After leaving the Jewish quarter, we walked over to the Pompidou, a delightfully modern art museum. The architecture is brilliant, with many pipes and gates surrounding the main building. The exhibits were fun and decidedly modern. I’ve grown to enjoy modern art. I heard an explanation of it that I loved: Paul was viewing art with Vivian (I made up the names—ain’t I clever?). They staring at one of those scribble pieces; I’m sure something similar to Cy Twombly’s work. Paul says, “My seven year old son could draw that.” Vivian, an avid art lover, says, “But he didn’t.” That’s the beauty of modern art. Sure, after seeing the art piece, a seven year old might be able to copy it. But the idea to create art in that fashion is what makes art of any type special.
I’m a subway person. I adore local transit, having traveled often on the New York subway, Washington D.C. metro, and London underground. The first day we arrived, we walked to all our destinations. After finishing at the Pompidou (unfortunately, we left before seeing most of the exhibits because of jetlag-induced exhaustion), we decided to brave the Paris metro service. While I’m embarrassed to admit it, the first station we went down into intimated us, and we skulked back to the surface to find our bearings. After walking to Notre Dame, we remembered how long it took us to walk there in the morning, and decided to brave another metro station. This time we were successful. Doolies struck up a conversation with a Frenchman who was looking through the map, and once he told us where we were on the map, we (okay, Doolies) figured out quickly where we wanted to go. Once you understand the starting and ending points (which is not easy because of the language and the Parisians’ deliberate obfuscation), the colored and numbered routes are easy to follow. We used our Metro knowledge to impress GWEC later. They thought we (viz., Doolies) were quite worldly.

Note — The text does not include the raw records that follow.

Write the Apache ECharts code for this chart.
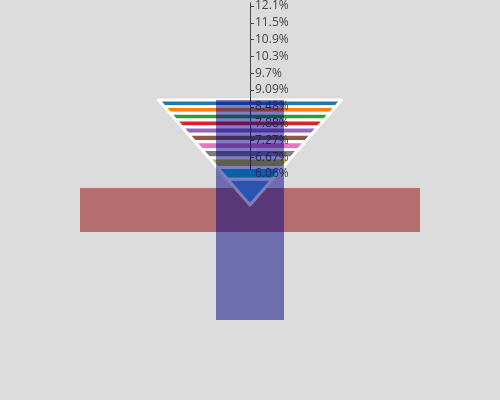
<!DOCTYPE html>
<html><head><meta charset="utf-8">
<script src="https://cdn.jsdelivr.net/npm/echarts@6/dist/echarts.min.js"></script>
<style>html,body{margin:0;padding:0;background:#dcdcdc}#c{width:500px;height:400px}</style>
</head><body><div id="c"></div>
<script>
// funnel slice values (top to bottom)
const sliceValues = [20, 19, 18, 17, 16, 15, 14, 13, 12, 11, 10];
const sliceColors = ['#1f77b4', '#ff7f0e', '#2ca02c', '#d62728', '#9467bd', '#8c564b', '#e377c2', '#7f7f7f', '#bcbd22', '#17becf', '#57a9e2'];
// percent labels shown for each slice
const percentLabels = ['12.1%', '11.5%', '10.9%', '10.3%', '9.7%', '9.09%', '8.48%', '7.88%', '7.27%', '6.67%', '6.06%'];
// overlay rectangles in plot-fraction coordinates
const shapeX0 = [0, 0.4];
const shapeX1 = [1, 0.6];
const shapeY0 = [0.4, 0];
const shapeY1 = [0.6, 1];
const shapeColors = ['rgba(139,0,0,0.5)', 'rgba(0,0,128,0.5)'];

const total = sliceValues.reduce((a, b) => a + b, 0);
const suffix = [];
let acc = 0;
for (let i = sliceValues.length - 1; i >= 0; i--) { acc += sliceValues[i]; suffix[i] = acc; }
suffix[sliceValues.length] = 0;
const funnelData = sliceValues.map((v, i) => ({
  name: percentLabels[i],
  value: Math.sqrt(suffix[i] / total),
  itemStyle: {
    color: sliceColors[i],
    height: ((Math.sqrt(suffix[i]) - Math.sqrt(suffix[i + 1])) / Math.sqrt(total) * 100) + '%'
  }
}));
const minVal = Math.min(...sliceValues), maxVal = Math.max(...sliceValues);

function rectSeries(k, z) {
  return {
    type: 'line', xAxisIndex: 0, yAxisIndex: 0, data: [], silent: true,
    markArea: {
      silent: true, z: z, label: { show: false },
      itemStyle: { color: shapeColors[k], borderWidth: 0 },
      emphasis: { disabled: true },
      data: [[{ coord: [shapeX0[k], shapeY0[k]] }, { coord: [shapeX1[k], shapeY1[k]] }]]
    }
  };
}

const chart = echarts.init(document.getElementById('c'), null, { renderer: 'canvas' });
chart.setOption({
  backgroundColor: '#dcdcdc',
  animation: false,
  grid: [
    { left: 80, top: 100, width: 340, height: 220 },
    { left: 250, top: 4, width: 10, height: 170 },
    { left: 250, top: 3, width: 10, height: 167 }
  ],
  xAxis: [
    { gridIndex: 0, type: 'value', min: 0, max: 1, show: false },
    { gridIndex: 1, type: 'value', min: 0, max: 1, show: false },
    { gridIndex: 2, type: 'value', min: 0, max: 1, show: false }
  ],
  yAxis: [
    { gridIndex: 0, type: 'value', min: 0, max: 1, show: false },
    {
      gridIndex: 1, type: 'value', min: minVal, max: maxVal, interval: 1, position: 'left', z: 5,
      axisLine: { show: false },
      splitLine: { show: false },
      axisTick: { show: true, inside: true, length: 4, lineStyle: { color: '#444' },
        customValues: sliceValues.filter(v => v !== minVal) },
      axisLabel: {
        inside: true,
        color: '#444', fontFamily: 'Open Sans', fontSize: 12, margin: 5,
        formatter: v => percentLabels[sliceValues.indexOf(Math.round(v))] || ''
      }
    },
    {
      gridIndex: 2, type: 'value', min: 0, max: 1, position: 'left', z: 5,
      axisLine: { show: true, lineStyle: { color: '#444', width: 1 } },
      axisTick: { show: false }, axisLabel: { show: false }, splitLine: { show: false }
    }
  ],
  series: [
    rectSeries(0, 1),
    {
      type: 'funnel', z: 2,
      left: 158.5, top: 100, width: 183, height: 105,
      min: 0, max: 1, minSize: '0%', maxSize: '100%',
      sort: 'none', gap: 0,
      label: { show: false }, labelLine: { show: false },
      itemStyle: { borderColor: '#ffffff', borderWidth: 3 },
      emphasis: { disabled: true },
      silent: true,
      data: funnelData
    },
    rectSeries(1, 10)
  ]
});
</script>
</body></html>
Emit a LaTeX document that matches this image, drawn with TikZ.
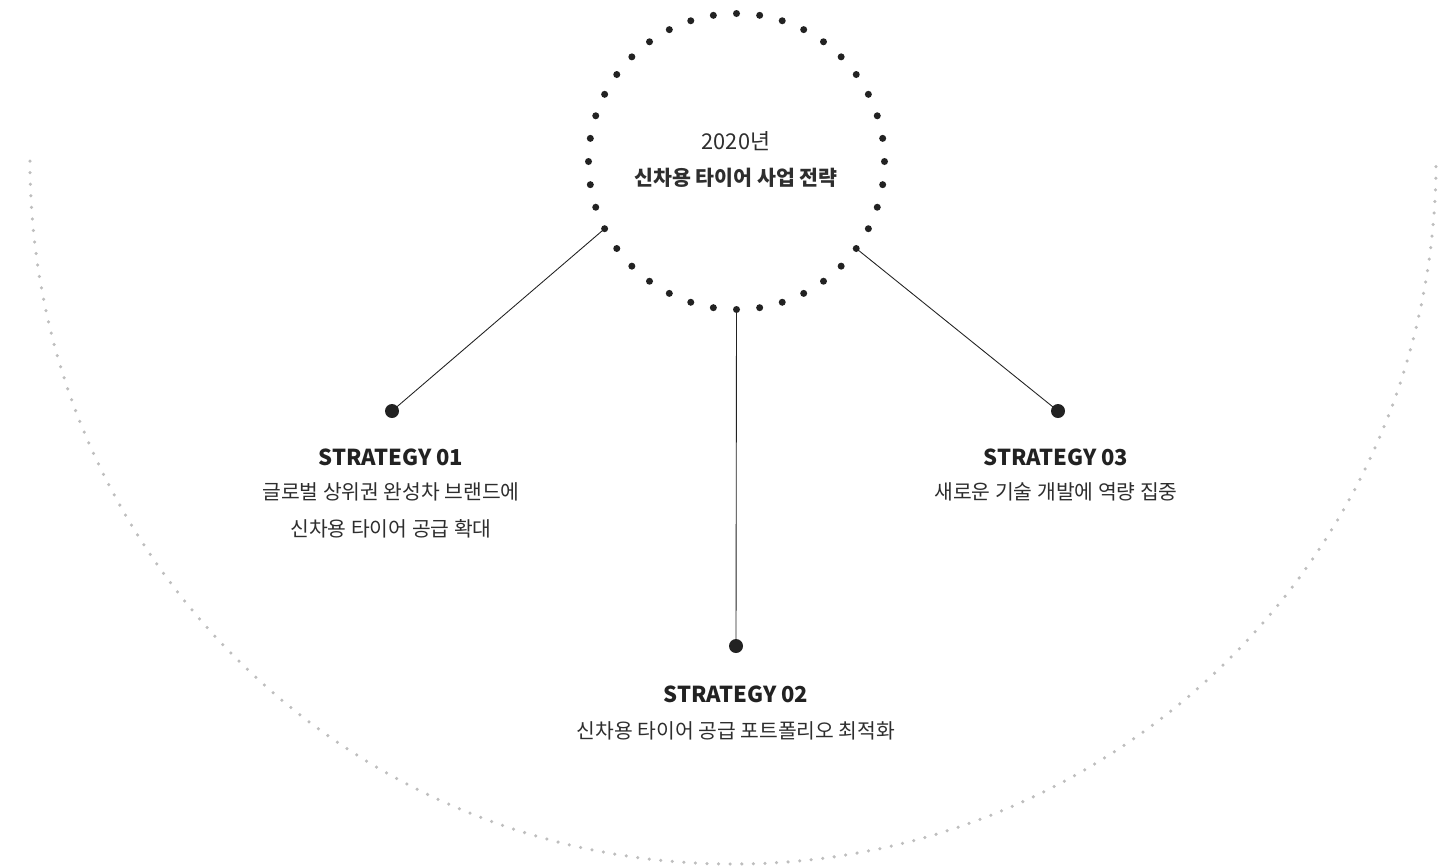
\documentclass[tikz,border=0pt]{standalone}
\usepackage{xcolor}
\usepackage{fontspec}
\setmainfont{Noto Sans CJK KR}
\usepackage{tikz}
\definecolor{ink}{HTML}{222222}
\definecolor{txt}{HTML}{2E2E2E}
\definecolor{dotgray}{HTML}{BEBEBE}

\tikzset{
  enddot/.style={circle, fill=ink, inner sep=0pt, minimum size=0.28cm},
  link/.style={ink, line width=0.5pt},
  title/.style={text=ink, font=\fontsize{12.5pt}{14pt}\selectfont\bfseries},
  desc/.style={text=txt, font=\fontsize{11.6pt}{13pt}\selectfont}
}

\begin{document}
\begin{tikzpicture}[x=0.02cm, y=0.02cm]
        \useasboundingbox (0,0) rectangle (1454,-867);
        % big gray arc
        \draw[dotgray, line width=2pt, line cap=round, dash pattern=on 0pt off 6.6pt]
            (30,-161) arc[start angle=180, end angle=360, radius=703];
        % dotted hub circle
        \coordinate (hub) at (736.5,-161.5);
        \foreach \a in {0,9,...,351}
            \fill[ink] ([shift={(\a:148)}]hub) circle (3.5);
        \coordinate (p1) at ([shift={(207:148)}]hub);
        \coordinate (p2) at ([shift={(270:148)}]hub);
        \coordinate (p3) at ([shift={(324:148)}]hub);
        \node[desc, font=\fontsize{12.4pt}{14pt}\selectfont] (year) at (736,-141) {2020년};
        \node[desc, font=\fontsize{11.7pt}{13pt}\selectfont\bfseries] (plan) at (736,-178) {신차용 타이어 사업 전략};
        % strategy end points
        \node[enddot] (s1) at (392,-411) {};
        \node[enddot] (s2) at (736,-646) {};
        \node[enddot] (s3) at (1058,-411) {};
        \draw[link] (p1) -- (s1.center);
        \draw[link] (p2) -- (s2.center);
        \draw[link] (p3) -- (s3.center);
        % labels
        \node[title] (t1) at (391,-457) {STRATEGY 01};
        \node[desc] (d1a) at (391,-492) {글로벌 상위권 완성차 브랜드에};
        \node[desc] (d1b) at (391,-529) {신차용 타이어 공급 확대};
        \node[title] (t2) at (736,-694) {STRATEGY 02};
        \node[desc] (d2) at (736,-731) {신차용 타이어 공급 포트폴리오 최적화};
        \node[title] (t3) at (1056,-457) {STRATEGY 03};
        \node[desc] (d3) at (1056,-492) {새로운 기술 개발에 역량 집중};
    \end{tikzpicture}
\end{document}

Before heading for drinks in Room 126, we made our pilgrimage to the Eiffel tower. Doolies had her misgivings on the flight over, her family telling her about terrorists’ plots to destroy the tower, but we decided it’s wrong to visit Paris with visiting its most famous landmark. I’m not a height person. It turns out Erik is not one either. After traveling to the top on the ancient elevators, we climbed the final stairs that led to the outside top portion of the tower. At first, Erik and I hugged the walls, afraid to step toward the rickety balcony. It’s not that we were technically afraid, it was more because we’re both educated men that understand the physics and engineering principals that hold up the tower, and know that, having been built in the 1800’s, it’s not the safest of structures. We did eventually brave the fence to peek heroically over the side. We took many pictures of the tower and us and the tower. Hopefully a few of them came out.
I’m exhausted, and I’m sorry for the laundry list of accomplishments. I hoped to share some insights, but my mind and fingers are barely working, and this is the best I can do. Until tomorrow.